Trustees sometimes face beneficiaries disagreeing about how to maintain real estate owned by a trust, such as a family vacation home. But does a trustee have standing to bring a partition action to sell Massachusetts real estate? Likely not.
Under Massachusetts's partition statute, M.G.L. c. 241, § 1, "[a]ny person, except a tenant by the entirety, owning a present undivided legal estate in land, not subject to redemption, shall be entitled to have partition in the manner hereinafter provided." Based on this broad statutory language, "any person" can bring a partition action. This presumably includes a trustee because he is "the legal title holder of trust property, and is therefore a "person . . . owning a present undivided legal estate in land. It is the beneficiary who has only an equitable interest." See Arthur L. Eno, Jr. et al., Partition, 28 Mass. Prac. § 17.23 (4th ed.). Two very old cases held that a trustee can petition for partition, and there have been no cases addressing or explicitly overruling these older cases. See Phelps v. Townsley, 92 Mass. (10 Allen) 554, 555 (1865) and Winthrop v. Minot, 63 Mass. (9 Cush.) 405 (1852).
Despite this nonrestrictive statutory language and old case law, however, three recent Massachusetts Land Court decisions have held that property held in trust is not subject to partition. See Liporto v. Liporto, 2012 WL 5494612, at *4 (Land Ct.
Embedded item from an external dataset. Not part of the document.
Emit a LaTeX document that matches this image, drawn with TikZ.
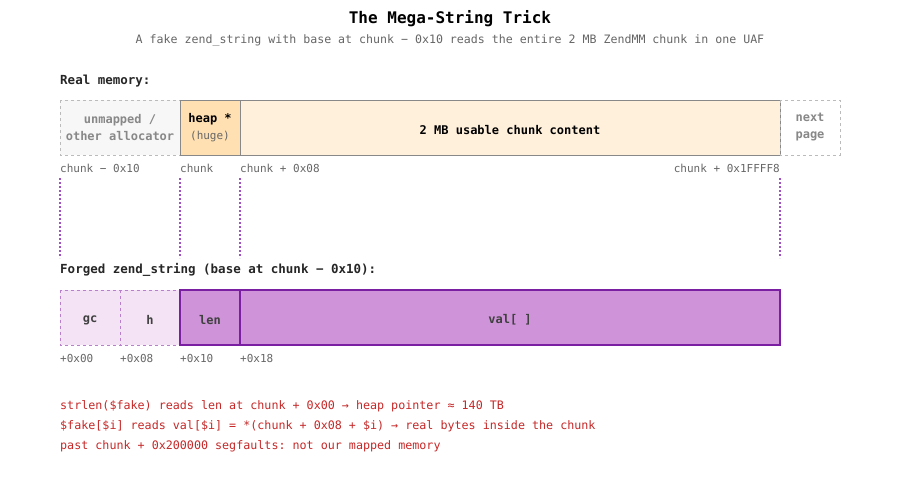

Nov. 13, 2012) ("To be sure, the defendants are correct that property owned by trust is not subject to partition. See Rolland v. Hamilton, 314 Mass. 56, 60 (1943)"); Dowd v. Stebbins, 2009 WL 1915207, at *8 (Land. Ct. July 6, 2009) ("Trust property is not subject to partition, Rolland v. Hamilton, 314 Mass. 56, 60 (1943), G.L. c. 241, § 1. A trust estate is not contemplated by G.L. c. 241, § 1."); Buell v. Rubin, 2005 WL 2995494, at *4 (Land Ct. Nov. 9, 2005) ("Properties owned in trust are not subject to partition, Rolland v. Hamilton, 314 Mass. 56, 60 (1943), nor are those held in partnership.").
All of these cases cite an old Supreme Judicial Court case, Rolland v. Hamilton, 314 Mass. 56, 60 (1943), that recognized "[o]nly a legal estate is the subject of partition, G.L. c. 241, § 1, Devine v. Deckrow, 299 Mass. 28, 33 (1937), and if there is a trust this [partition] proceeding cannot be maintained." The case cited by the Rolland court, Devine v. Deckrow, 299 Mass. 28, 33 (1937), stated that "the petitioner was not, as provided in G.L c. 241, § 1, the owner of a present undivided legal estate in the land in question and therefore had no standing to bring the petition for partition."
Recent secondary sources recognize that trust property is not subject to partition. See Francis T. Talty, et al., Persons Not Entitled to Partition, 5 Mass. Prac. § 16.4 (4th ed.) ("Only a legal estate is the subject of partition and if there is a trust a partition proceeding cannot be maintained."); Sean M. Dunphy, Who May Have Partition, 21 Mass. Prac. § 16.3 (2d ed.) ("If real estate is held in trust no partition is possible since only a present undivided legal estate in land is subject to partition."). See also Arthur L. Eno, Jr. et al., Partition, 28 Mass. Prac. § 17.23, n.8 (4th ed.) (recognizing "Massachusetts case law is divided on the question of whether a trustee of property held in trust may bring an action for partition").
Based on recent case law, a trustee lacks standing to file a partition action concerning real estate owned by a trust. Moreover, if there is a dispute between beneficiaries concerning the property, a beneficiary could argue that a partition action will not maximize the value of the real estate, thereby potentially exposing the trustee to liability.